Collected data
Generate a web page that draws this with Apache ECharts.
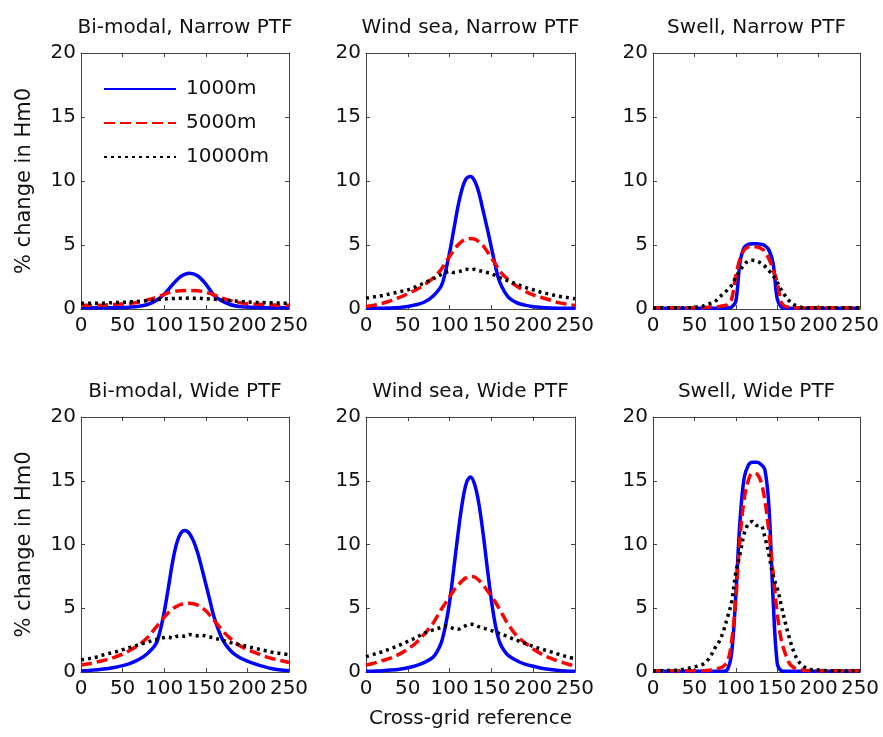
<!DOCTYPE html>
<html>
<head>
<meta charset="utf-8">
<script src="https://cdn.jsdelivr.net/npm/echarts@6/dist/echarts.min.js"></script>
<style>
  html, body { margin: 0; padding: 0; background: #ffffff; }
  #chart { width: 883px; height: 737px; }
</style>
</head>
<body>
<div id="chart"></div>
<script>
// ---------- data ----------
const panelTitles = ['Bi-modal, Narrow PTF', 'Wind sea, Narrow PTF', 'Swell, Narrow PTF',
                     'Bi-modal, Wide PTF', 'Wind sea, Wide PTF', 'Swell, Wide PTF'];
const seriesNames = ['1000m', '5000m', '10000m'];
const yTicks = [0, 5, 10, 15, 20];
const xTicks = [0, 50, 100, 150, 200, 250];
const yAxisTitle = '% change in Hm0';
const xAxisTitle = 'Cross-grid reference';

// Bi-modal, Narrow PTF
const xBN = [0,10,20,30,40,50,60,70,80,90,100,110,120,130,140,150,160,170,180,190,200,210,220,230,240,250];
const bn1000 = [0.1,0.1,0.1,0.1,0.1,0.12,0.15,0.22,0.35,0.65,1.15,1.9,2.55,2.8,2.6,1.95,1.05,0.6,0.33,0.2,0.15,0.12,0.1,0.1,0.1,0.1];
const bn5000 = [0.3,0.3,0.3,0.32,0.35,0.4,0.45,0.55,0.7,0.9,1.15,1.35,1.43,1.45,1.43,1.3,1.1,0.85,0.65,0.5,0.42,0.38,0.35,0.32,0.3,0.3];
const bn10000 = [0.45,0.45,0.45,0.47,0.5,0.52,0.56,0.6,0.66,0.72,0.78,0.82,0.84,0.85,0.84,0.8,0.76,0.7,0.65,0.6,0.55,0.52,0.5,0.48,0.46,0.45];

// Wind sea, Narrow PTF
const xWN = [0,10,20,30,40,50,60,70,80,90,95,100,105,110,115,120,125,130,135,140,145,150,155,160,170,180,190,200,210,220,230,240,250];
const wn1000 = [0.05,0.05,0.06,0.08,0.12,0.2,0.33,0.55,1.0,1.8,2.9,4.4,6.2,8.0,9.4,10.2,10.35,10.0,9.1,7.7,6.3,4.8,3.3,2.1,0.95,0.5,0.3,0.18,0.12,0.08,0.06,0.05,0.05];
const wn5000 = [0.2,0.3,0.45,0.65,0.9,1.2,1.5,1.9,2.4,3.1,3.6,4.1,4.6,5.0,5.3,5.45,5.5,5.45,5.25,4.95,4.5,4.0,3.5,2.95,2.3,1.8,1.4,1.1,0.9,0.7,0.5,0.38,0.28];
const wn10000 = [0.85,0.95,1.05,1.2,1.35,1.5,1.75,2.05,2.35,2.7,2.85,2.95,2.85,2.9,3.0,3.1,3.05,3.1,3.0,2.95,2.85,2.75,2.6,2.45,2.2,1.95,1.7,1.5,1.3,1.15,1.0,0.9,0.8];

// Swell, Narrow PTF
const xSN = [0,10,20,30,40,50,55,60,65,70,75,80,85,90,95,100,105,110,115,120,125,130,135,140,145,150,155,160,165,170,175,180,190,200,210,220,230,240,250];
const sn1000 = [0.05,0.05,0.05,0.05,0.05,0.05,0.05,0.05,0.05,0.05,0.05,0.05,0.06,0.08,0.15,0.6,3.6,4.8,5.05,5.1,5.1,5.05,4.95,4.6,3.6,0.8,0.15,0.06,0.05,0.05,0.05,0.05,0.05,0.05,0.05,0.05,0.05,0.05,0.05];
const sn5000 = [0.1,0.1,0.1,0.1,0.1,0.1,0.1,0.12,0.13,0.15,0.17,0.2,0.25,0.35,0.8,2.6,3.9,4.6,4.85,4.9,4.85,4.75,4.5,3.9,3.1,2.1,0.5,0.2,0.15,0.12,0.1,0.1,0.1,0.1,0.1,0.1,0.1,0.1,0.1];
const sn10000 = [0.1,0.1,0.1,0.1,0.1,0.12,0.18,0.22,0.35,0.45,0.6,0.9,1.2,1.5,1.85,2.5,3.0,3.45,3.75,3.8,3.75,3.6,3.35,3.0,2.6,2.1,1.5,1.0,0.6,0.35,0.2,0.12,0.1,0.1,0.1,0.1,0.1,0.1,0.1];

// Bi-modal, Wide PTF
const xBW = [0,10,20,30,40,50,60,70,80,90,95,100,105,110,115,120,125,130,135,140,145,150,155,160,170,180,190,200,210,220,230,240,250];
const bw1000 = [0.1,0.12,0.17,0.25,0.35,0.5,0.7,1.0,1.45,2.2,3.2,4.7,6.6,8.6,10.1,10.9,11.1,10.9,10.3,9.4,8.2,6.9,5.6,4.3,2.55,1.65,1.15,0.85,0.62,0.42,0.26,0.15,0.1];
const bw5000 = [0.55,0.65,0.8,0.95,1.15,1.4,1.75,2.15,2.7,3.5,3.9,4.3,4.65,4.95,5.15,5.3,5.35,5.4,5.35,5.25,5.05,4.8,4.45,4.05,3.25,2.6,2.1,1.75,1.5,1.25,1.05,0.9,0.75];
const bw10000 = [0.95,1.05,1.2,1.4,1.55,1.75,1.95,2.15,2.35,2.55,2.6,2.7,2.75,2.65,2.8,2.85,2.8,2.95,2.9,2.85,2.9,2.8,2.75,2.65,2.5,2.3,2.15,2.0,1.85,1.7,1.55,1.45,1.35];

// Wind sea, Wide PTF
const xWW = [0,10,20,30,40,50,60,70,80,85,90,95,100,105,110,115,120,125,130,135,140,145,150,155,160,165,170,180,190,200,210,220,230,240,250];
const ww1000 = [0.05,0.07,0.1,0.15,0.22,0.33,0.5,0.75,1.15,1.6,2.3,3.6,5.5,8.1,10.8,13.2,14.8,15.3,14.7,13.2,10.9,8.2,5.6,3.6,2.3,1.7,1.3,0.9,0.62,0.45,0.3,0.2,0.12,0.08,0.05];
const ww5000 = [0.55,0.7,0.9,1.1,1.4,1.8,2.3,3.0,3.8,4.35,4.9,5.4,5.9,6.4,6.8,7.15,7.4,7.5,7.45,7.2,6.85,6.4,5.95,5.45,4.9,4.3,3.75,2.85,2.3,1.8,1.4,1.1,0.85,0.65,0.45];
const ww10000 = [1.2,1.4,1.6,1.85,2.1,2.4,2.7,3.05,3.3,3.4,3.5,3.6,3.55,3.4,3.35,3.5,3.65,3.75,3.7,3.55,3.45,3.35,3.25,3.15,3.0,2.9,2.75,2.5,2.25,2.0,1.8,1.6,1.4,1.2,1.05];

// Swell, Wide PTF
const xSW = [0,10,20,30,40,50,55,60,65,70,75,80,85,90,95,100,105,110,115,120,125,130,135,140,145,150,155,160,165,170,175,180,185,190,200,210,220,230,240,250];
const sw1000 = [0.05,0.05,0.05,0.05,0.05,0.05,0.05,0.05,0.05,0.05,0.05,0.05,0.06,0.2,1.5,6.0,11.8,15.2,16.2,16.45,16.45,16.3,15.9,13.0,5.8,0.7,0.1,0.05,0.05,0.05,0.05,0.05,0.05,0.05,0.05,0.05,0.05,0.05,0.05,0.05];
const sw5000 = [0.1,0.1,0.1,0.1,0.1,0.1,0.1,0.1,0.12,0.15,0.2,0.3,0.45,0.8,2.4,5.7,10.5,13.5,15.0,15.6,15.55,15.0,13.5,11.0,7.8,4.6,2.5,1.4,0.65,0.35,0.22,0.15,0.12,0.1,0.1,0.1,0.1,0.1,0.1,0.1];
const sw10000 = [0.1,0.1,0.12,0.15,0.25,0.4,0.5,0.6,0.85,1.3,1.9,2.4,3.2,4.3,5.5,7.8,9.2,10.8,11.6,11.8,11.5,11.5,10.6,9.2,7.5,6.6,5.2,3.8,2.6,1.6,0.9,0.55,0.3,0.2,0.15,0.1,0.1,0.1,0.1,0.1];

// ---------- chart construction ----------
const panels = [
  { x: xBN, ys: [bn1000, bn5000, bn10000] },
  { x: xWN, ys: [wn1000, wn5000, wn10000] },
  { x: xSN, ys: [sn1000, sn5000, sn10000] },
  { x: xBW, ys: [bw1000, bw5000, bw10000] },
  { x: xWW, ys: [ww1000, ww5000, ww10000] },
  { x: xSW, ys: [sw1000, sw5000, sw10000] }
];

const FONT = 'DejaVu Sans';
const colLeft = [81, 366, 653];
const colWidth = [208, 209, 207];
const rowTop = [53, 417];
const rowHeight = [256, 255];
const titleTop = [18, 382];

const lineStyles = [
  { color: '#0000ff', width: 3.5, type: 'solid' },
  { color: '#ff0000', width: 3.5, type: [11, 5] },
  { color: '#000000', width: 3.5, type: [3, 4] }
];

const axisLineStyle = { color: '#444444', width: 1 };
const grids = [], xAxes = [], yAxes = [], series = [], titles = [];

panels.forEach((p, i) => {
  const r = Math.floor(i / 3), c = i % 3;
  grids.push({ left: colLeft[c], top: rowTop[r], width: colWidth[c], height: rowHeight[r], containLabel: false });
  titles.push({
    text: panelTitles[i], left: colLeft[c] + colWidth[c] / 2, top: titleTop[r], textAlign: 'center', padding: 0,
    textStyle: { fontFamily: FONT, fontSize: 20, fontWeight: 'normal', color: '#111' }
  });
  const common = {
    type: 'value', gridIndex: i, min: xTicks[0], max: xTicks[xTicks.length - 1], interval: 50,
    axisLine: { show: true, onZero: false, lineStyle: axisLineStyle },
    axisTick: { show: true, inside: true, length: 4, lineStyle: axisLineStyle },
    splitLine: { show: false }
  };
  xAxes.push(Object.assign({}, common, {
    position: 'bottom',
    axisLabel: { fontFamily: FONT, fontSize: 20, color: '#111', margin: 7, hideOverlap: false },
    name: (i === 4) ? xAxisTitle : '', nameLocation: 'middle', nameGap: 37,
    nameTextStyle: { fontFamily: FONT, fontSize: 20, color: '#111' }
  }));
  xAxes.push(Object.assign({}, common, { position: 'top', axisLabel: { show: false } }));
  const ycommon = {
    type: 'value', gridIndex: i, min: yTicks[0], max: yTicks[yTicks.length - 1], interval: 5,
    axisLine: { show: true, onZero: false, lineStyle: axisLineStyle },
    axisTick: { show: true, inside: true, length: 4, lineStyle: axisLineStyle },
    splitLine: { show: false }
  };
  yAxes.push(Object.assign({}, ycommon, {
    position: 'left',
    axisLabel: { fontFamily: FONT, fontSize: 20, color: '#111', margin: 5 },
    name: (c === 0) ? yAxisTitle : '', nameLocation: 'middle', nameGap: 46,
    nameTextStyle: { fontFamily: FONT, fontSize: 21, color: '#111' }
  }));
  yAxes.push(Object.assign({}, ycommon, { position: 'right', axisLabel: { show: false } }));

  p.ys.forEach((ys, k) => {
    series.push({
      name: seriesNames[k], type: 'line',
      xAxisIndex: 2 * i, yAxisIndex: 2 * i,
      data: p.x.map((xv, j) => [xv, ys[j]]),
      symbol: 'none', showSymbol: false, smooth: 0.35,
      lineStyle: lineStyles[k], itemStyle: { color: lineStyles[k].color },
      emphasis: { disabled: true }, animation: false, clip: true
    });
  });
});

const chart = echarts.init(document.getElementById('chart'), null, { renderer: 'canvas' });
chart.setOption({
  backgroundColor: '#ffffff',
  animation: false,
  textStyle: { fontFamily: FONT },
  title: titles,
  legend: {
    data: seriesNames, orient: 'vertical', left: 103, top: 79,
    itemWidth: 72, itemHeight: 14, itemGap: 14,
    itemStyle: { opacity: 0, borderWidth: 0 },
    textStyle: { fontFamily: FONT, fontSize: 20, color: '#111', padding: [0, 0, 0, 5] },
    selectedMode: false, padding: 0
  },
  grid: grids,
  xAxis: xAxes,
  yAxis: yAxes,
  series: series
});
</script>
</body>
</html>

Problem to solve
Repeat the lines above, starting at the first and stopping after the line that holds "const xAxisTitle = 'Cross-grid reference';", with the pictures left out.

Solution for this problem
Generate a web page that draws this with Apache ECharts.
<!DOCTYPE html>
<html>
<head>
<meta charset="utf-8">
<script src="https://cdn.jsdelivr.net/npm/echarts@6/dist/echarts.min.js"></script>
<style>
  html, body { margin: 0; padding: 0; background: #ffffff; }
  #chart { width: 883px; height: 737px; }
</style>
</head>
<body>
<div id="chart"></div>
<script>
// ---------- data ----------
const panelTitles = ['Bi-modal, Narrow PTF', 'Wind sea, Narrow PTF', 'Swell, Narrow PTF',
                     'Bi-modal, Wide PTF', 'Wind sea, Wide PTF', 'Swell, Wide PTF'];
const seriesNames = ['1000m', '5000m', '10000m'];
const yTicks = [0, 5, 10, 15, 20];
const xTicks = [0, 50, 100, 150, 200, 250];
const yAxisTitle = '% change in Hm0';
const xAxisTitle = 'Cross-grid reference';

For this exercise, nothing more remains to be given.